- [Given request]
Find each line containing the word "size" and report how many there are. Add nothing else.

- [Data extract]
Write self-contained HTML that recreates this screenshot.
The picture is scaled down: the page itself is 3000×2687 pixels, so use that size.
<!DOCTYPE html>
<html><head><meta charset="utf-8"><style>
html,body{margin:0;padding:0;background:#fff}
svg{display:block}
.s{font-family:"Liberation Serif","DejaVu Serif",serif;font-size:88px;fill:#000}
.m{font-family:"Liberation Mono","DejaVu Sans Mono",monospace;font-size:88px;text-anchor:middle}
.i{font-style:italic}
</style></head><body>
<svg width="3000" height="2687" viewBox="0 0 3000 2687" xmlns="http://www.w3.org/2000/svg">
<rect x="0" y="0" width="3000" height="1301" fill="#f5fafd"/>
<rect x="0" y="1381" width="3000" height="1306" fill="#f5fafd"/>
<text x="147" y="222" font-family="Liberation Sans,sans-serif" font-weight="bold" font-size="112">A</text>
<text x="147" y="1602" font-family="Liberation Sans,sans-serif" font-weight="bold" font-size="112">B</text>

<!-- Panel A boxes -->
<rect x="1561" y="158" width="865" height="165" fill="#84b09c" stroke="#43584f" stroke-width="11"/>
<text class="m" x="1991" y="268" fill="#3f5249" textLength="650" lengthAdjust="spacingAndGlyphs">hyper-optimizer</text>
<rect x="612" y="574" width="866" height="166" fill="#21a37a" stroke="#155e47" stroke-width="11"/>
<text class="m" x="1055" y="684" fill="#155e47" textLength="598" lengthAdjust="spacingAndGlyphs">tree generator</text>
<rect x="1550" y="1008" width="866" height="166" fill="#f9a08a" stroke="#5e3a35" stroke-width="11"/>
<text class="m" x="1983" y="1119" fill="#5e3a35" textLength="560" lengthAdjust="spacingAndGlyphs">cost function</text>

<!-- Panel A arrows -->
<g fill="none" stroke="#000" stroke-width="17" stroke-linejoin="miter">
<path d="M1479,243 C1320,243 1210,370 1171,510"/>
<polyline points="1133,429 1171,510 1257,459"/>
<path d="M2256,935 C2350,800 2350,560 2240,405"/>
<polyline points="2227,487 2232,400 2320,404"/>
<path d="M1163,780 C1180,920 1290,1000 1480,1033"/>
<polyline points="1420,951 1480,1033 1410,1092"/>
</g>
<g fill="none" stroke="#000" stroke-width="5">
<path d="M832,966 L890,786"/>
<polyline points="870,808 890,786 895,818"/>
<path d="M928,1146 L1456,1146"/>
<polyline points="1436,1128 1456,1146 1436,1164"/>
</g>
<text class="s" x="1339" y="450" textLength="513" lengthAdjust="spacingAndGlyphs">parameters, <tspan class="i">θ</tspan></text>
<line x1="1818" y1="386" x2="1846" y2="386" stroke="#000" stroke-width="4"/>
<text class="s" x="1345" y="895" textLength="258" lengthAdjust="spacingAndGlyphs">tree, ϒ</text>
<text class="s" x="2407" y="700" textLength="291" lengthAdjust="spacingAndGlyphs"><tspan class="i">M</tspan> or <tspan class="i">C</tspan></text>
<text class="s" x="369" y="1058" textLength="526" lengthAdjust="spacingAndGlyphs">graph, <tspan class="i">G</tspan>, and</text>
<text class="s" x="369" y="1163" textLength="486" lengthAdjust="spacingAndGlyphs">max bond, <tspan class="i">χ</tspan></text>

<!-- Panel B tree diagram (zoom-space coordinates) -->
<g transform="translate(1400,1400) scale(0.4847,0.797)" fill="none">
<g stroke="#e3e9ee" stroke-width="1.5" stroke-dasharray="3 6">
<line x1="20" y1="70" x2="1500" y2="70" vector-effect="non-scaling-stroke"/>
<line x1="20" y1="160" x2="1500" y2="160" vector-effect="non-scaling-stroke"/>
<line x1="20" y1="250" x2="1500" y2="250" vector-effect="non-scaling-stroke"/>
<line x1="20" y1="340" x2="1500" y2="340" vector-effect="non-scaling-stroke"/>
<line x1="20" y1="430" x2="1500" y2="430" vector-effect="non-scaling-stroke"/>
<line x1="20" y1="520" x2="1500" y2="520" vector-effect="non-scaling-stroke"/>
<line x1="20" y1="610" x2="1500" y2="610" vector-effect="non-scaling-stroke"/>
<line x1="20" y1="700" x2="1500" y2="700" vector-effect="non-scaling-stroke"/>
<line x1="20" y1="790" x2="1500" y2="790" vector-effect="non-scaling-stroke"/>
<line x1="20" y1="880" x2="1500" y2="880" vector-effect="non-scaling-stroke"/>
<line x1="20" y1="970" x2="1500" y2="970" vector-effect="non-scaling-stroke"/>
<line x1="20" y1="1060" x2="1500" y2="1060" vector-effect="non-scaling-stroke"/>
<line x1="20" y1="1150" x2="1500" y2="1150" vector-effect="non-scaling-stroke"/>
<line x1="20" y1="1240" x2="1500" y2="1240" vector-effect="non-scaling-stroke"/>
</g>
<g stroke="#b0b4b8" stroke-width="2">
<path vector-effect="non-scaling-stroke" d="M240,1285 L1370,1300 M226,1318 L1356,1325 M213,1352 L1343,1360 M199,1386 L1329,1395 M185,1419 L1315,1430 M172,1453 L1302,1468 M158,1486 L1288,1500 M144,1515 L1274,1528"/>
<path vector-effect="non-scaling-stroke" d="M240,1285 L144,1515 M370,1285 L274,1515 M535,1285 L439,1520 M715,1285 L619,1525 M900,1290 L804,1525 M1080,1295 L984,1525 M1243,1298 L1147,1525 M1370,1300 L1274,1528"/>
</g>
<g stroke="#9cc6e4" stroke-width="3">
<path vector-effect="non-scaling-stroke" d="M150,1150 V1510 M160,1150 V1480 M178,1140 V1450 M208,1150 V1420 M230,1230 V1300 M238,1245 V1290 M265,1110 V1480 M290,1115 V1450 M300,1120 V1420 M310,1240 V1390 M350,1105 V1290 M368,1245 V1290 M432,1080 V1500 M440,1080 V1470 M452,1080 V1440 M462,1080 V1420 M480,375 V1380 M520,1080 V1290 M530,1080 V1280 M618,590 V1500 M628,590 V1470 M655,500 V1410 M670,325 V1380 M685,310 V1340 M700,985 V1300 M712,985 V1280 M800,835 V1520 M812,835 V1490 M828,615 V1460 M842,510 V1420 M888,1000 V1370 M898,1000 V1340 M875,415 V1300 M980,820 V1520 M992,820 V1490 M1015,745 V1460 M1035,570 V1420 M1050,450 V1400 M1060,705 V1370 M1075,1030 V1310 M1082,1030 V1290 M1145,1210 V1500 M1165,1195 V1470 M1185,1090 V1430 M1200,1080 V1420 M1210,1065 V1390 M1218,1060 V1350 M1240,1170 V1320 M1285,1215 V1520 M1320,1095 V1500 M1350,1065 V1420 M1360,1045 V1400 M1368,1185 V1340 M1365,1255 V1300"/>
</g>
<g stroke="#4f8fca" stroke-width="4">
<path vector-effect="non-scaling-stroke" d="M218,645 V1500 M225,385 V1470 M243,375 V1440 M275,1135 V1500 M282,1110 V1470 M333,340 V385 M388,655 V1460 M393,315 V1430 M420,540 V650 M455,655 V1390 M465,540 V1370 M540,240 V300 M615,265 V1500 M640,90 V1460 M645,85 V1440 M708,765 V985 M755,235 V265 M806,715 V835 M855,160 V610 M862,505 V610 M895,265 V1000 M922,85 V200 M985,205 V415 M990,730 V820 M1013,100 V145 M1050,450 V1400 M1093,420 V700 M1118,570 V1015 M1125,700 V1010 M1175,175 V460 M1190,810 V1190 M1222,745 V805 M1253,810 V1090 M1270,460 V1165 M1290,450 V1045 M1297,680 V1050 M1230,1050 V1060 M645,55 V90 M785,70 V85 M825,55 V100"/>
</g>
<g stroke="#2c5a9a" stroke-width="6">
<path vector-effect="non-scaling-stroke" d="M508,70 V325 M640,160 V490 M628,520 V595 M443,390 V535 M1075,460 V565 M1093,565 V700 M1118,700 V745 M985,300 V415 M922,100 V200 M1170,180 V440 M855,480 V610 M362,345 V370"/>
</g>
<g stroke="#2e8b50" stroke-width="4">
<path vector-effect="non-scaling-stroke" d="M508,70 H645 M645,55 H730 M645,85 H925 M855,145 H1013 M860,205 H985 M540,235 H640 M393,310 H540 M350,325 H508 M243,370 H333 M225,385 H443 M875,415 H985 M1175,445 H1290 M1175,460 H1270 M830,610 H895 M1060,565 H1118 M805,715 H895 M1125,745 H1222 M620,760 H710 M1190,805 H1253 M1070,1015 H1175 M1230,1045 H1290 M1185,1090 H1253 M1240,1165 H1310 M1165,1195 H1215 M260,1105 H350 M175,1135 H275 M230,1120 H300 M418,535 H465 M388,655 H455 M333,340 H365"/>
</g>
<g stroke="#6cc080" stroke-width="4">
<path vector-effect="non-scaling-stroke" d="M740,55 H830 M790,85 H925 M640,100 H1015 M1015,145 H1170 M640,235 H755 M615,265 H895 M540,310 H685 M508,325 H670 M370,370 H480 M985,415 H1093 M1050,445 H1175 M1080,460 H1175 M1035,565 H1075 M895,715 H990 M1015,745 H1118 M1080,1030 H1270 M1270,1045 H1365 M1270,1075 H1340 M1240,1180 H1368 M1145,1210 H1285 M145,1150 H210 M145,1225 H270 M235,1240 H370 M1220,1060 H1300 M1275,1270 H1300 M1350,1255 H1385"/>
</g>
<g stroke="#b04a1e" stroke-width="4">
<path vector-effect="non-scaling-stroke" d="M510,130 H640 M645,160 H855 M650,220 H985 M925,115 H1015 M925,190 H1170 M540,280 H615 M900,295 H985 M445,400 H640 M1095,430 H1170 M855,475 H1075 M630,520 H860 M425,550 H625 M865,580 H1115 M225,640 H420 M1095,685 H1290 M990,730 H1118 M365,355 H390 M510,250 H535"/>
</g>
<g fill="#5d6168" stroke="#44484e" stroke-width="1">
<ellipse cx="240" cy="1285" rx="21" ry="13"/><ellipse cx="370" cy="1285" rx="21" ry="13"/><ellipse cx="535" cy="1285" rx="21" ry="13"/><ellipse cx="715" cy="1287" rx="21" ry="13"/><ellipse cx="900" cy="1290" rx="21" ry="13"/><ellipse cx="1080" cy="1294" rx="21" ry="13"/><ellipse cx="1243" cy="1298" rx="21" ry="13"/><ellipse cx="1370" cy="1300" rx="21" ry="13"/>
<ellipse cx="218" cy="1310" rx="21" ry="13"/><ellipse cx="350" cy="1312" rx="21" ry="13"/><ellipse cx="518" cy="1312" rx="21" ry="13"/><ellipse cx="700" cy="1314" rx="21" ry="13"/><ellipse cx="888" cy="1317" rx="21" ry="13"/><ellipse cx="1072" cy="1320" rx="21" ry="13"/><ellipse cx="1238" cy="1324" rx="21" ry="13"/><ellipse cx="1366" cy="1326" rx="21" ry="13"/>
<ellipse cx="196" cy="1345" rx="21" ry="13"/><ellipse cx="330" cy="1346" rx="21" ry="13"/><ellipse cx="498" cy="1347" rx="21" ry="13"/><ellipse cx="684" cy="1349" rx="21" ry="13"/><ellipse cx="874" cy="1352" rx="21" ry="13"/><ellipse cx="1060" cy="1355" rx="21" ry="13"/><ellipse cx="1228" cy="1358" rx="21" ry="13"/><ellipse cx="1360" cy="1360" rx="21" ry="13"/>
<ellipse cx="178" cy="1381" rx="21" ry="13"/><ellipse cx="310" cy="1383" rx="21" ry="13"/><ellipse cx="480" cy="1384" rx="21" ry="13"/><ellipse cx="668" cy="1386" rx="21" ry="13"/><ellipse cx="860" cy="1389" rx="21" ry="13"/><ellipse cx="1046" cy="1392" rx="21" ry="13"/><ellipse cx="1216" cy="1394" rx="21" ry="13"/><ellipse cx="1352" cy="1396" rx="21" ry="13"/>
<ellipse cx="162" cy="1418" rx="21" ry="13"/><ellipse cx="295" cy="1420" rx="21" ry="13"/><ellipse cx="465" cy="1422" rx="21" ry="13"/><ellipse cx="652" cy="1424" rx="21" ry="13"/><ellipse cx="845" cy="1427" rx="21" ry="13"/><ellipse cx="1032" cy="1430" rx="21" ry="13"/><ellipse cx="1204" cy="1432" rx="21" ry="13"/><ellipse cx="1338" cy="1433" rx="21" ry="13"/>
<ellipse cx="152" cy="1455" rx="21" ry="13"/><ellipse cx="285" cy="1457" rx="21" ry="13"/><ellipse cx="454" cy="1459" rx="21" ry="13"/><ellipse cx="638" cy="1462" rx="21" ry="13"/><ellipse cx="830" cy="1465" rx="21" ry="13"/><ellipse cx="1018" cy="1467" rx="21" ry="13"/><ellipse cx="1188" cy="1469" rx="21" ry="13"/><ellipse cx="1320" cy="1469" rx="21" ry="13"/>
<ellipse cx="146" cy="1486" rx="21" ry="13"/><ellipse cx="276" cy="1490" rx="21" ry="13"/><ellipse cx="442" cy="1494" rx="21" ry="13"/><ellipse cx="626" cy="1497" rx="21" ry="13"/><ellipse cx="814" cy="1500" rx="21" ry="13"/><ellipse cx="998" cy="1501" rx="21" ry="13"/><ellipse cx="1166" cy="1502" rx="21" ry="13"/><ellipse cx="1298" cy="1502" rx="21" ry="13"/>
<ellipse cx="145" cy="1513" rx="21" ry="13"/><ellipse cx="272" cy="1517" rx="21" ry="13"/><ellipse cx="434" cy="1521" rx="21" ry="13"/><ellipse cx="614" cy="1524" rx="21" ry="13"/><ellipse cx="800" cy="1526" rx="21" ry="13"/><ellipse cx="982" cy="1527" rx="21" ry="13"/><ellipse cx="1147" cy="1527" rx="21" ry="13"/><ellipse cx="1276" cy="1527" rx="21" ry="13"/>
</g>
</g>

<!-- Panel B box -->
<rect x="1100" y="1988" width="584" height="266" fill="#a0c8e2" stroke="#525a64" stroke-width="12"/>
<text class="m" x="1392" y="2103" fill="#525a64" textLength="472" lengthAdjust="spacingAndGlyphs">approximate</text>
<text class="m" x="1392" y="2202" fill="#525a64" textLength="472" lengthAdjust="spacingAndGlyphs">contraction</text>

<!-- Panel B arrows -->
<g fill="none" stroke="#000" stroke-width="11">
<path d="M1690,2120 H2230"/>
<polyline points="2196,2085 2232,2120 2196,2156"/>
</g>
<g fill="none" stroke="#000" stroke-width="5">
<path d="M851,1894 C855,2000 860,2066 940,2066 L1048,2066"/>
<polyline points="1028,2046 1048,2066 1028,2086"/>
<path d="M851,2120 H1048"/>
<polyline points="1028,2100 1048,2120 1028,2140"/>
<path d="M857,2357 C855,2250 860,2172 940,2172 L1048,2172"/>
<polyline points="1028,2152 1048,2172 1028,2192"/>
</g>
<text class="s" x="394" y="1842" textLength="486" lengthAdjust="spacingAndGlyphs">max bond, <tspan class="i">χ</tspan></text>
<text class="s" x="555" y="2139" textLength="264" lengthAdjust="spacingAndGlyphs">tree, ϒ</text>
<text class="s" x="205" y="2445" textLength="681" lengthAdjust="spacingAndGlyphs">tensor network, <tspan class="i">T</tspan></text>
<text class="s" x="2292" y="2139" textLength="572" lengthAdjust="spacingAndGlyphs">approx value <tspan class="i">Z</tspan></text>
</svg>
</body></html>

- [Solved exercise]
5